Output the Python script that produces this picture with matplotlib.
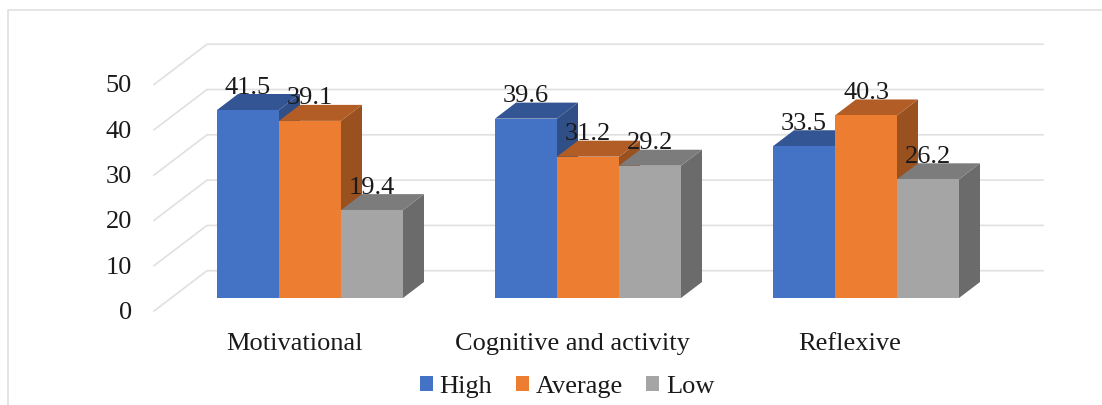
import numpy as np
from matplotlib import pyplot as plt
from matplotlib.lines import Line2D
from matplotlib.patches import Patch

categories = ['Motivational', 'Cognitive and activity', 'Reflexive']
series_names = ['High', 'Average', 'Low']
high = [41.5, 39.6, 33.5]
average = [39.1, 31.2, 40.3]
low = [19.4, 29.2, 26.2]
y_ticks = [0, 10, 20, 30, 40, 50]

front_colors = ['#4472C4', '#ED7D31', '#A5A5A5']
top_colors = ['#335593', '#B25D25', '#7C7C7C']
side_colors = ['#2F4F86', '#9A5120', '#6B6B6B']
grid_color = '#E0E0E0'
text_color = '#1A1A1A'

plt.rcParams['font.family'] = ['Liberation Serif', 'DejaVu Serif']

W, H = 1102, 405
# one category step is 278 px, one value unit is 4.53 px
x_px = 278
y_px = 4.53
x0_px = 310
y0_px = 298

fig = plt.figure(figsize=(W / 100, H / 100), dpi=100)
ax = fig.add_axes([0, 0, 1, 1])
ax.set_xlim(-x0_px / x_px, (W - x0_px) / x_px)
ax.set_ylim((y0_px - H) / y_px, y0_px / y_px)
ax.axis('off')

# 3d look: depth of the bars and of the floor
bar_w = 62 / x_px
dep_x = 21 / x_px
dep_y = 16 / y_px
floor_x0 = (154 - x0_px) / x_px
floor_x1 = (207 - x0_px) / x_px
floor_x2 = (1043 - x0_px) / x_px
floor_y0 = -13 / y_px
floor_y1 = 27.3 / y_px

# walls
for t in y_ticks:
    ax.plot([floor_x0, floor_x1, floor_x2], [t + floor_y0, t + floor_y1, t + floor_y1],
            color=grid_color, lw=1.2, zorder=1)
    ax.text((132 - x0_px) / x_px, t - 21 / y_px, str(t), ha='right', va='baseline',
            fontsize=19, color=text_color, zorder=20)

# bars, back to front left to right
values = [high, average, low]
for c in range(len(categories)):
    for s in range(len(series_names)):
        v = values[s][c]
        left = c + (s - 1.5) * bar_w
        right = left + bar_w
        z = 5 + c * 5 + s
        ax.fill([right, right + dep_x, right + dep_x, right], [0, dep_y, v + dep_y, v],
                color=side_colors[s], lw=0, zorder=z)
        ax.fill([left, left + dep_x, right + dep_x, right], [v, v + dep_y, v + dep_y, v],
                color=top_colors[s], lw=0, zorder=z)
        ax.bar(left, v, bar_w, align='edge', color=front_colors[s], lw=0, zorder=z)
        ax.text(left + bar_w / 2, v + 16.5 / y_px, f'{v:.1f}', ha='center', va='baseline',
                fontsize=19, color=text_color, zorder=30)

for c, name in enumerate(categories):
    ax.text(c - 16 / x_px, -52 / y_px, name, ha='center', va='baseline',
            fontsize=19, color=text_color)

handles = [Patch(color=col, lw=0) for col in front_colors]
ax.legend(handles, series_names, loc='center', bbox_to_anchor=(567 / W, 1 - 387 / H),
          ncol=3, frameon=False, fontsize=19, labelcolor=text_color,
          handlelength=0.5, handleheight=0.5, handletextpad=0.25, columnspacing=0.88,
          borderpad=0, borderaxespad=0)

# chart frame
fig.add_artist(Line2D([7.5 / W, 7.5 / W, 1], [0, 1 - 9.5 / H, 1 - 9.5 / H],
                      color=grid_color, lw=1.2))

plt.savefig('out.png', dpi=100)
plt.close()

────────────────────────────────────────

=== Set problem ===
Return the listing above word for word, with the pictures removed.

=== Task output ===
Output the Python script that produces this picture with matplotlib.
import numpy as np
from matplotlib import pyplot as plt
from matplotlib.lines import Line2D
from matplotlib.patches import Patch

categories = ['Motivational', 'Cognitive and activity', 'Reflexive']
series_names = ['High', 'Average', 'Low']
high = [41.5, 39.6, 33.5]
average = [39.1, 31.2, 40.3]
low = [19.4, 29.2, 26.2]
y_ticks = [0, 10, 20, 30, 40, 50]

front_colors = ['#4472C4', '#ED7D31', '#A5A5A5']
top_colors = ['#335593', '#B25D25', '#7C7C7C']
side_colors = ['#2F4F86', '#9A5120', '#6B6B6B']
grid_color = '#E0E0E0'
text_color = '#1A1A1A'

plt.rcParams['font.family'] = ['Liberation Serif', 'DejaVu Serif']

W, H = 1102, 405
# one category step is 278 px, one value unit is 4.53 px
x_px = 278
y_px = 4.53
x0_px = 310
y0_px = 298

fig = plt.figure(figsize=(W / 100, H / 100), dpi=100)
ax = fig.add_axes([0, 0, 1, 1])
ax.set_xlim(-x0_px / x_px, (W - x0_px) / x_px)
ax.set_ylim((y0_px - H) / y_px, y0_px / y_px)
ax.axis('off')

# 3d look: depth of the bars and of the floor
bar_w = 62 / x_px
dep_x = 21 / x_px
dep_y = 16 / y_px
floor_x0 = (154 - x0_px) / x_px
floor_x1 = (207 - x0_px) / x_px
floor_x2 = (1043 - x0_px) / x_px
floor_y0 = -13 / y_px
floor_y1 = 27.3 / y_px

# walls
for t in y_ticks:
    ax.plot([floor_x0, floor_x1, floor_x2], [t + floor_y0, t + floor_y1, t + floor_y1],
            color=grid_color, lw=1.2, zorder=1)
    ax.text((132 - x0_px) / x_px, t - 21 / y_px, str(t), ha='right', va='baseline',
            fontsize=19, color=text_color, zorder=20)

# bars, back to front left to right
values = [high, average, low]
for c in range(len(categories)):
    for s in range(len(series_names)):
        v = values[s][c]
        left = c + (s - 1.5) * bar_w
        right = left + bar_w
        z = 5 + c * 5 + s
        ax.fill([right, right + dep_x, right + dep_x, right], [0, dep_y, v + dep_y, v],
                color=side_colors[s], lw=0, zorder=z)
        ax.fill([left, left + dep_x, right + dep_x, right], [v, v + dep_y, v + dep_y, v],
                color=top_colors[s], lw=0, zorder=z)
        ax.bar(left, v, bar_w, align='edge', color=front_colors[s], lw=0, zorder=z)
        ax.text(left + bar_w / 2, v + 16.5 / y_px, f'{v:.1f}', ha='center', va='baseline',
                fontsize=19, color=text_color, zorder=30)

for c, name in enumerate(categories):
    ax.text(c - 16 / x_px, -52 / y_px, name, ha='center', va='baseline',
            fontsize=19, color=text_color)

handles = [Patch(color=col, lw=0) for col in front_colors]
ax.legend(handles, series_names, loc='center', bbox_to_anchor=(567 / W, 1 - 387 / H),
          ncol=3, frameon=False, fontsize=19, labelcolor=text_color,
          handlelength=0.5, handleheight=0.5, handletextpad=0.25, columnspacing=0.88,
          borderpad=0, borderaxespad=0)

# chart frame
fig.add_artist(Line2D([7.5 / W, 7.5 / W, 1], [0, 1 - 9.5 / H, 1 - 9.5 / H],
                      color=grid_color, lw=1.2))

plt.savefig('out.png', dpi=100)
plt.close()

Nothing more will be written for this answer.